Once upon a time there was a lowly carpenter who was born away in a manger, no crib for his bed named Oofta. He was Norwegian. Having no crib for his bed, he decided to learn how to make one. By the time he was 17 each and every one of his fingertips was a permanent blot of unsightly purple bruise from being bashed repeatedly with a hammer. Not only that, but the cribs he made (his specialty) tended to collapse upon themselves if someone trod on the wrong floorboard and sent a tremor through the house. Or manger. Or whatever.
One day Oofta was patiently sawing through his thumb along with a board he happened to be cutting to the wrong size when Lo! and Behold! An apparition appeared before him. It was a ghostly tracing in the sawdust on the floor of a cone-headed Saint: Saint Stupid. Oofta, in his excitement to examine the strange and wonderful pattern in the dust tripped and scuffed his shoe through the apparition, demolishing it. “Oh well” he said, “Saint Stupid would have wanted it that way, had he thought about it.” And now that he did think about it (Oofta, that is, not Saint Stupid) he realized that he had no idea who St.
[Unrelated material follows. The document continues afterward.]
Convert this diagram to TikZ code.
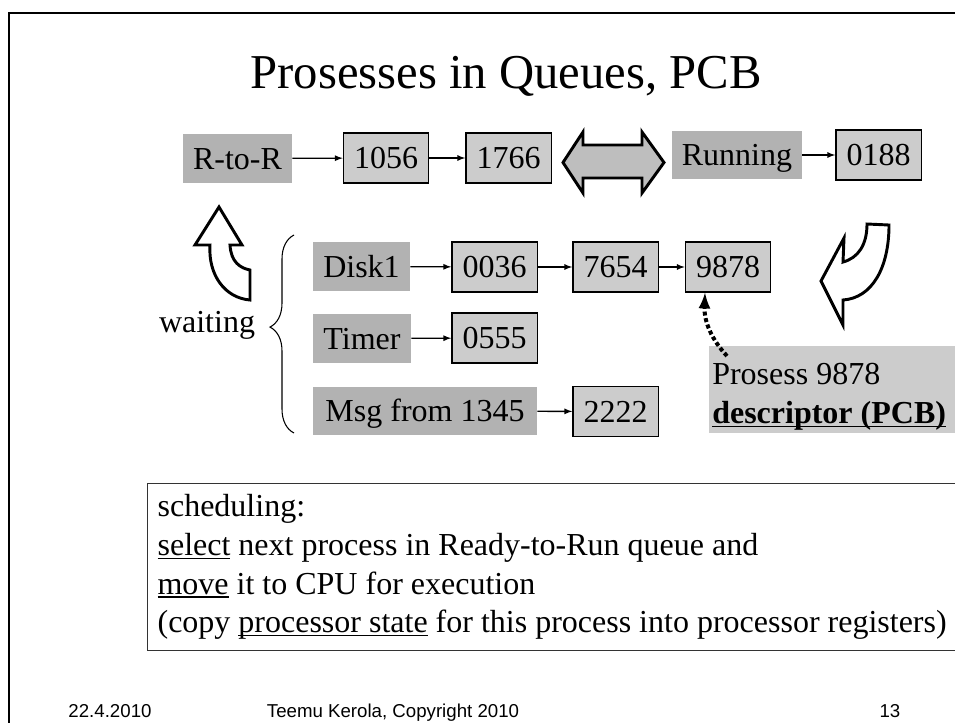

Stupid was, since St. Stupid didn’t come into the world until a couple thousand years after he, Oofta had lived, died and tripped on his shoelaces for the last time. So this was really a surprise.
The account of Oofta’s life was seriously marred when he spilled a quart of grape jelly on it, then tried to wipe it off with a linen shroud, but the meticulous efforts of bored canonical librarians eventually reconstructed Oofta’s remarkable life. Predictably, everyone who reads of Oofta’s stunning, miraculous achievements falls prey to freak accidents and bizarre, senseless mutilation, so we’re just going to keep his story to ourselves. And we don’t want to hear about your pitiful misfortunes either, so just keep it to yourself.
Novena Prayer to Saint Oofta:
Glorious, inimitable spiller of milk, I implore you to intervene on my behalf. Your gracious, well-timed cursing heralds unlimited jubilation at each and every toe stubbed, carpet stained, tire flattened, collar scorched by the iron and every other manner of oafish misfortune. I entreat you to hear me (mention your request).
Each and every Monday of the year. But be careful that you don’t stab yourself in the lip with your fork. The line for bibs forms to the right.